Orang tua murid yang prestasinya menurun itu lalu menghubungi saya dan menanyakan soal anaknya melalui pesan singkat. Tidak seperti yang saya bayangkan sebelumnya, orang tua anak itu ternyata tidak menyalahkan saya. Pada saat pengambilan rapor, orang tua itu menemui saya dan bercerita tentang anaknya. Prestasi anak itu menurun karena rupaya ia mengalami masalah dengan indera pendengarannya. Hal itu yang membuatnya tidak fokus saat belajar di kelas.
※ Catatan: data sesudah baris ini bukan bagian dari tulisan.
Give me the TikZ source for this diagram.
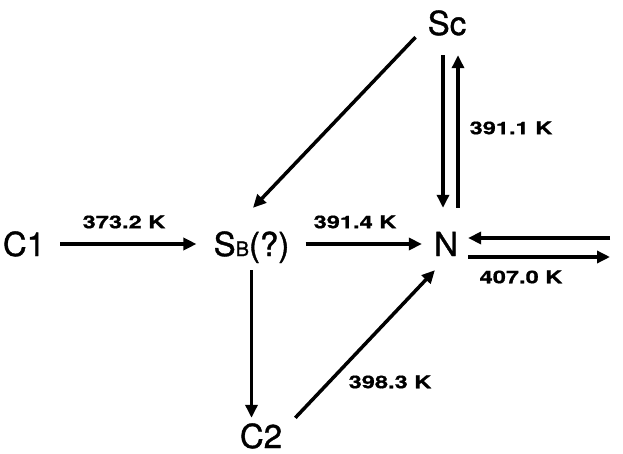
\documentclass[tikz,border=0pt]{standalone}
\usepackage{fontspec}
\setmainfont{TeX Gyre Heros}
\newfontfamily\labfont[FakeStretch=1.35,FakeBold=0.8]{TeX Gyre Heros}
\newfontfamily\nodefont[FakeBold=1.2]{TeX Gyre Heros}
\usetikzlibrary{arrows.meta}
\begin{document}
\begin{tikzpicture}[x=1pt,y=-1pt,
  st/.style={inner sep=0pt, text height=24pt, text depth=0pt, anchor=base, font=\nodefont\fontsize{33}{33}\selectfont},
  lab/.style={inner sep=0pt, text height=12.5pt, text depth=0pt, font=\labfont\bfseries\fontsize{17.5}{18}\selectfont},
  arr/.style={line width=3.5pt, -{Triangle[length=13pt,width=12pt]}}]
\useasboundingbox (0,0) rectangle (623,454);
\node[st] (C1) at (24,256) {C1};
\node[st] (SB) at (251.5,256) {S{\fontsize{20}{20}\selectfont B}(?)};
\node[st] (N) at (446,256) {N};
\node[st] (Sc) at (447,35) {Sc};
\node[st] (C2) at (261,448) {C2};
\node[lab] (l1) at (124,222) {373.2 K};
\node[lab] (l2) at (355,222) {391.4 K};
\node[lab] (l3) at (511,128) {391.1 K};
\node[lab] (l4) at (521,277) {407.0 K};
\node[lab] (l5) at (390,382) {398.3 K};
\coordinate (R1) at (610,238);
\coordinate (R2) at (610,257);
\draw[arr, shorten <=15pt, shorten >=17pt] (C1) -- (SB);
\draw[arr, shorten <=16pt, shorten >=12pt] (SB) -- (N);
\draw[arr] ([xshift=-12pt,yshift=-2pt]Sc.south west) -- ([xshift=1.5pt,yshift=24pt]SB.north);
\draw[arr, shorten <=20pt, shorten >=24pt] ([xshift=-4pt]Sc.south) -- ([xshift=-3pt]N.north);
\draw[arr, shorten <=24pt, shorten >=20pt] ([xshift=12pt]N.north) -- ([xshift=11pt]Sc.south);
\draw[arr, shorten >=10pt] (R1) -- ([yshift=6pt]N.east);
\draw[arr, shorten <=10pt] ([yshift=-13pt]N.east) -- (R2);
\draw[arr, shorten <=14pt, shorten >=6pt] (SB.south) -- (SB.south |- C2.north);
\draw[arr] ([xshift=13pt,yshift=6pt]C2.north east) -- ([xshift=1pt,yshift=-14pt]N.south west);
\end{tikzpicture}
\end{document}
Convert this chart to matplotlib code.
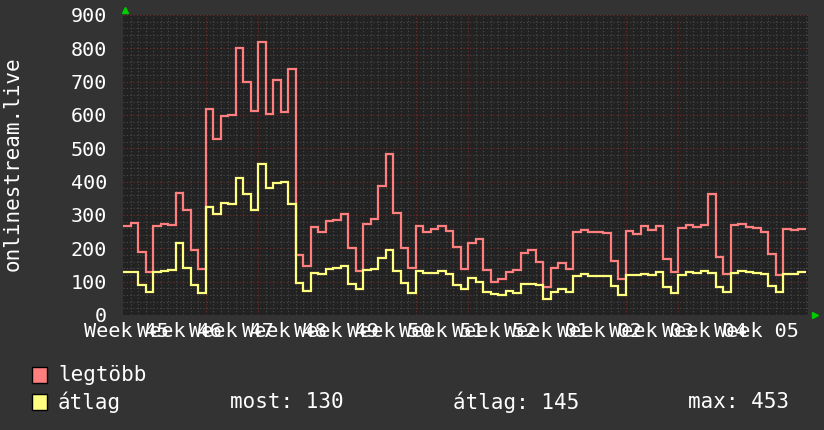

Kedua pengalaman berkesan itu memberikan hikmah yang saya pelajari. Sekarang saya mengerti menjadi guru itu tidak mudah. Ada banyak tantangan dan tanggung jawab di balik profesi guru. Namun, saya tidak perlu memikirkan tanggung jawab tersebut secara berlebihan. Saya hanya perlu menjalani profesi ini dan mengemban tanggung jawab itu dengan sebaik-baiknya.
* Catatan ini ditulis oleh IK, guru SD di Provinsi Daerah Istimewa Yogyakarta.
** Semua tulisan yang dipublikasikan dalam Catatan Perjalanan Guru merupakan pandangan penulis, telah melalui proses penyuntingan untuk keperluan penulisan populer, dan tidak mewakili pandangan Program RISE di Indonesia ataupun penyandang dana RISE.